## What needs to be done
All of the data should be output character for character, except the pictures.
==*==
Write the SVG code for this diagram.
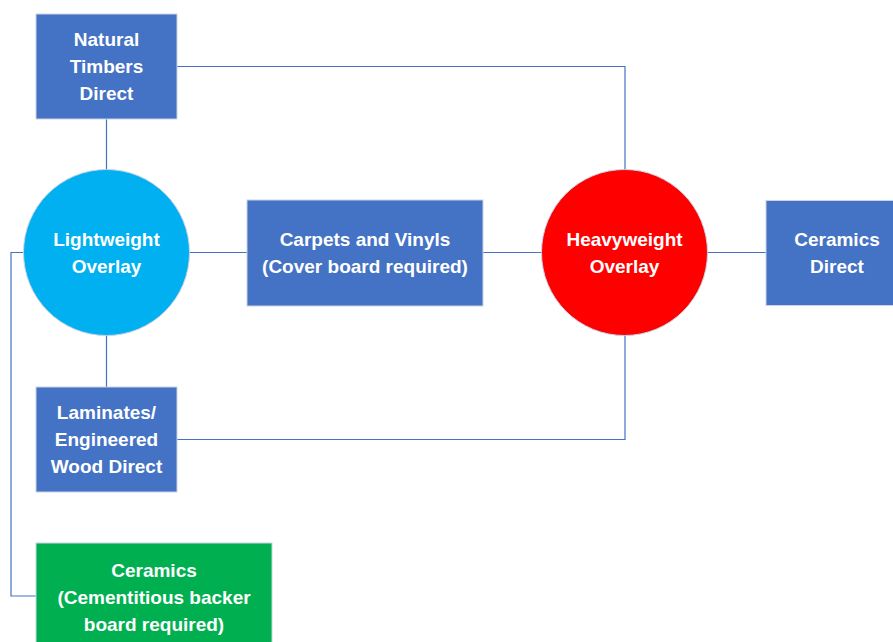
<svg xmlns="http://www.w3.org/2000/svg" width="893" height="642" viewBox="0 0 893 642">
<style>
.box{fill:#4472C4;stroke:#C9D3E6;stroke-width:1}
.t{font-family:"Liberation Sans",Arial,sans-serif;font-weight:bold;font-size:19px;fill:#FFFFFF;text-anchor:middle}
.c{fill:none;stroke:#4472C4;stroke-width:1.2}
</style>
<rect width="893" height="642" fill="#FFFFFF"/>
<g id="connectors">
<path class="c" d="M106.5,119 V170"/>
<path class="c" d="M106.5,335 V387"/>
<path class="c" d="M177,66.5 H625 V170"/>
<path class="c" d="M177,439.5 H625 V335"/>
<path class="c" d="M189,252.5 H247"/>
<path class="c" d="M483,252.5 H542"/>
<path class="c" d="M707,252.5 H766"/>
<path class="c" d="M23,252.5 H11 V596 H36"/>
</g>
<g id="natural-timbers">
<rect class="box" x="36" y="14" width="141" height="105"/>
<text class="t" x="106.5" y="45.5">Natural</text>
<text class="t" x="106.5" y="72.5">Timbers</text>
<text class="t" x="106.5" y="99.5">Direct</text>
</g>
<g id="lightweight">
<circle cx="106.5" cy="252.5" r="83" fill="#00B0F0" stroke="#C9D3E6" stroke-width="1"/>
<text class="t" x="106.5" y="245.5">Lightweight</text>
<text class="t" x="106.5" y="272.5">Overlay</text>
</g>
<g id="carpets">
<rect class="box" x="247" y="200" width="236" height="106"/>
<text class="t" x="365" y="245.5">Carpets and Vinyls</text>
<text class="t" x="365" y="272.5">(Cover board required)</text>
</g>
<g id="heavyweight">
<circle cx="624.5" cy="252.5" r="83" fill="#FF0000" stroke="#C9D3E6" stroke-width="1"/>
<text class="t" x="624.5" y="245.5">Heavyweight</text>
<text class="t" x="624.5" y="272.5">Overlay</text>
</g>
<g id="ceramics-direct">
<rect class="box" x="766" y="200.5" width="140" height="105"/>
<text class="t" x="837" y="245.5">Ceramics</text>
<text class="t" x="837" y="272.5">Direct</text>
</g>
<g id="laminates">
<rect class="box" x="36" y="387" width="141" height="105"/>
<text class="t" x="106.5" y="418.5">Laminates/</text>
<text class="t" x="106.5" y="445.5">Engineered</text>
<text class="t" x="106.5" y="472.5">Wood Direct</text>
</g>
<g id="ceramics-backer">
<rect x="36" y="543" width="236" height="110" fill="#00B050" stroke="#C9D3E6" stroke-width="1"/>
<text class="t" x="154" y="576.5">Ceramics</text>
<text class="t" x="154" y="603.5">(Cementitious backer</text>
<text class="t" x="154" y="630.5">board required)</text>
</g>
</svg>
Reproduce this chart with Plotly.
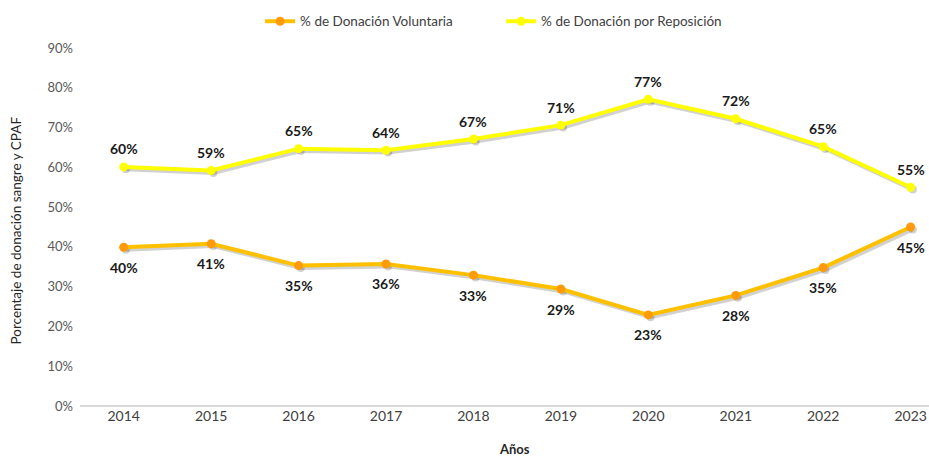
import plotly.graph_objects as go

years = ["2014", "2015", "2016", "2017", "2018", "2019", "2020", "2021", "2022", "2023"]
voluntaria = [0.399, 0.408, 0.353, 0.357, 0.329, 0.294, 0.229, 0.278, 0.348, 0.450]
reposicion = [0.601, 0.592, 0.647, 0.643, 0.671, 0.706, 0.771, 0.722, 0.652, 0.550]
y_ticks = [0, 0.1, 0.2, 0.3, 0.4, 0.5, 0.6, 0.7, 0.8, 0.9]

FONT = "Lato, 'Open Sans', sans-serif"
xs = list(range(len(years)))

fig = go.Figure()

# shadows
for vals in (voluntaria, reposicion):
    fig.add_trace(go.Scatter(
        x=[x + 0.025 for x in xs], y=[v - 0.006 for v in vals],
        mode="lines+markers", line=dict(color="rgba(0,0,0,0.18)", width=4),
        marker=dict(size=8, color="rgba(0,0,0,0.18)"),
        showlegend=False, hoverinfo="skip", cliponaxis=False))

fig.add_trace(go.Scatter(
    x=xs, y=voluntaria, name="% de Donación Voluntaria",
    mode="lines+markers",
    line=dict(color="#FFC000", width=4),
    marker=dict(size=9, color="#FF9A0A"), cliponaxis=False,
))
fig.add_trace(go.Scatter(
    x=xs, y=reposicion, name="% de Donación por Reposición",
    mode="lines+markers",
    line=dict(color="#FFFF00", width=4),
    marker=dict(size=9, color="#FFFF00"), cliponaxis=False,
))

label_font = dict(family=FONT, size=14, color="#1a1a1a", weight="bold")
annotations = []
for x, v in zip(xs, voluntaria):
    annotations.append(dict(x=x, y=v, xref="x", yref="y", text=f"{round(v*100)}%",
                            showarrow=False, yshift=-20, font=label_font))
for x, v in zip(xs, reposicion):
    annotations.append(dict(x=x, y=v, xref="x", yref="y", text=f"{round(v*100)}%",
                            showarrow=False, yshift=18, font=label_font))
annotations += [
    dict(text="Porcentaje de donación sangre y CPAF", textangle=-90,
         xref="paper", x=-0.0755, xanchor="center", yref="paper", y=0.49, yanchor="middle",
         showarrow=False, font=dict(size=13.5, color="#262626")),
    dict(text="<b>Años</b>", xref="paper", x=0.5115, xanchor="center",
         yref="paper", y=-0.12, yanchor="middle", showarrow=False,
         font=dict(size=13, color="#262626")),
]

fig.update_layout(
    width=929, height=457,
    margin=dict(l=80, r=0, t=48, b=51, autoexpand=False),
    paper_bgcolor="white", plot_bgcolor="white",
    font=dict(family=FONT, size=13, color="#404040"),
    showlegend=True,
    legend=dict(orientation="h", xref="container", x=0.280, xanchor="left",
                yref="container", y=0.987, yanchor="top",
                font=dict(size=13.5, color="#404040"),
                entrywidth=196, entrywidthmode="pixels", itemwidth=30),
    xaxis=dict(range=[-0.5, 9.21], tickvals=xs, ticktext=years, automargin=False,
               showgrid=False, zeroline=False, showline=False,
               tickfont=dict(size=14, color="#404040"), ticks=""),
    yaxis=dict(range=[0, 0.9], tickvals=y_ticks, tickformat=".0%", automargin=False,
               showgrid=False, zeroline=True, zerolinecolor="#D9D9D9", zerolinewidth=1.5,
               showline=False, ticks="", ticklabelstandoff=6,
               tickfont=dict(size=13, color="#595959")),
    annotations=annotations,
)

fig.write_html("out.html", config={"displayModeBar": False},
               post_script="document.body.style.margin='0';")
==*==
## Expected output
Write the SVG code for this diagram.
<svg xmlns="http://www.w3.org/2000/svg" width="893" height="642" viewBox="0 0 893 642">
<style>
.box{fill:#4472C4;stroke:#C9D3E6;stroke-width:1}
.t{font-family:"Liberation Sans",Arial,sans-serif;font-weight:bold;font-size:19px;fill:#FFFFFF;text-anchor:middle}
.c{fill:none;stroke:#4472C4;stroke-width:1.2}
</style>
<rect width="893" height="642" fill="#FFFFFF"/>
<g id="connectors">
<path class="c" d="M106.5,119 V170"/>
<path class="c" d="M106.5,335 V387"/>
<path class="c" d="M177,66.5 H625 V170"/>
<path class="c" d="M177,439.5 H625 V335"/>
<path class="c" d="M189,252.5 H247"/>
<path class="c" d="M483,252.5 H542"/>
<path class="c" d="M707,252.5 H766"/>
<path class="c" d="M23,252.5 H11 V596 H36"/>
</g>
<g id="natural-timbers">
<rect class="box" x="36" y="14" width="141" height="105"/>
<text class="t" x="106.5" y="45.5">Natural</text>
<text class="t" x="106.5" y="72.5">Timbers</text>
<text class="t" x="106.5" y="99.5">Direct</text>
</g>
<g id="lightweight">
<circle cx="106.5" cy="252.5" r="83" fill="#00B0F0" stroke="#C9D3E6" stroke-width="1"/>
<text class="t" x="106.5" y="245.5">Lightweight</text>
<text class="t" x="106.5" y="272.5">Overlay</text>
</g>
<g id="carpets">
<rect class="box" x="247" y="200" width="236" height="106"/>
<text class="t" x="365" y="245.5">Carpets and Vinyls</text>
<text class="t" x="365" y="272.5">(Cover board required)</text>
</g>
<g id="heavyweight">
<circle cx="624.5" cy="252.5" r="83" fill="#FF0000" stroke="#C9D3E6" stroke-width="1"/>
<text class="t" x="624.5" y="245.5">Heavyweight</text>
<text class="t" x="624.5" y="272.5">Overlay</text>
</g>
<g id="ceramics-direct">
<rect class="box" x="766" y="200.5" width="140" height="105"/>
<text class="t" x="837" y="245.5">Ceramics</text>
<text class="t" x="837" y="272.5">Direct</text>
</g>
<g id="laminates">
<rect class="box" x="36" y="387" width="141" height="105"/>
<text class="t" x="106.5" y="418.5">Laminates/</text>
<text class="t" x="106.5" y="445.5">Engineered</text>
<text class="t" x="106.5" y="472.5">Wood Direct</text>
</g>
<g id="ceramics-backer">
<rect x="36" y="543" width="236" height="110" fill="#00B050" stroke="#C9D3E6" stroke-width="1"/>
<text class="t" x="154" y="576.5">Ceramics</text>
<text class="t" x="154" y="603.5">(Cementitious backer</text>
<text class="t" x="154" y="630.5">board required)</text>
</g>
</svg>
Reproduce this chart with Plotly.
import plotly.graph_objects as go

years = ["2014", "2015", "2016", "2017", "2018", "2019", "2020", "2021", "2022", "2023"]
voluntaria = [0.399, 0.408, 0.353, 0.357, 0.329, 0.294, 0.229, 0.278, 0.348, 0.450]
reposicion = [0.601, 0.592, 0.647, 0.643, 0.671, 0.706, 0.771, 0.722, 0.652, 0.550]
y_ticks = [0, 0.1, 0.2, 0.3, 0.4, 0.5, 0.6, 0.7, 0.8, 0.9]

FONT = "Lato, 'Open Sans', sans-serif"
xs = list(range(len(years)))

fig = go.Figure()

# shadows
for vals in (voluntaria, reposicion):
    fig.add_trace(go.Scatter(
        x=[x + 0.025 for x in xs], y=[v - 0.006 for v in vals],
        mode="lines+markers", line=dict(color="rgba(0,0,0,0.18)", width=4),
        marker=dict(size=8, color="rgba(0,0,0,0.18)"),
        showlegend=False, hoverinfo="skip", cliponaxis=False))

fig.add_trace(go.Scatter(
    x=xs, y=voluntaria, name="% de Donación Voluntaria",
    mode="lines+markers",
    line=dict(color="#FFC000", width=4),
    marker=dict(size=9, color="#FF9A0A"), cliponaxis=False,
))
fig.add_trace(go.Scatter(
    x=xs, y=reposicion, name="% de Donación por Reposición",
    mode="lines+markers",
    line=dict(color="#FFFF00", width=4),
    marker=dict(size=9, color="#FFFF00"), cliponaxis=False,
))

label_font = dict(family=FONT, size=14, color="#1a1a1a", weight="bold")
annotations = []
for x, v in zip(xs, voluntaria):
    annotations.append(dict(x=x, y=v, xref="x", yref="y", text=f"{round(v*100)}%",
                            showarrow=False, yshift=-20, font=label_font))
for x, v in zip(xs, reposicion):
    annotations.append(dict(x=x, y=v, xref="x", yref="y", text=f"{round(v*100)}%",
                            showarrow=False, yshift=18, font=label_font))
annotations += [
    dict(text="Porcentaje de donación sangre y CPAF", textangle=-90,
         xref="paper", x=-0.0755, xanchor="center", yref="paper", y=0.49, yanchor="middle",
         showarrow=False, font=dict(size=13.5, color="#262626")),
    dict(text="<b>Años</b>", xref="paper", x=0.5115, xanchor="center",
         yref="paper", y=-0.12, yanchor="middle", showarrow=False,
         font=dict(size=13, color="#262626")),
]

fig.update_layout(
    width=929, height=457,
    margin=dict(l=80, r=0, t=48, b=51, autoexpand=False),
    paper_bgcolor="white", plot_bgcolor="white",
    font=dict(family=FONT, size=13, color="#404040"),
    showlegend=True,
    legend=dict(orientation="h", xref="container", x=0.280, xanchor="left",
                yref="container", y=0.987, yanchor="top",
                font=dict(size=13.5, color="#404040"),
                entrywidth=196, entrywidthmode="pixels", itemwidth=30),
    xaxis=dict(range=[-0.5, 9.21], tickvals=xs, ticktext=years, automargin=False,
               showgrid=False, zeroline=False, showline=False,
               tickfont=dict(size=14, color="#404040"), ticks=""),
    yaxis=dict(range=[0, 0.9], tickvals=y_ticks, tickformat=".0%", automargin=False,
               showgrid=False, zeroline=True, zerolinecolor="#D9D9D9", zerolinewidth=1.5,
               showline=False, ticks="", ticklabelstandoff=6,
               tickfont=dict(size=13, color="#595959")),
    annotations=annotations,
)

fig.write_html("out.html", config={"displayModeBar": False},
               post_script="document.body.style.margin='0';")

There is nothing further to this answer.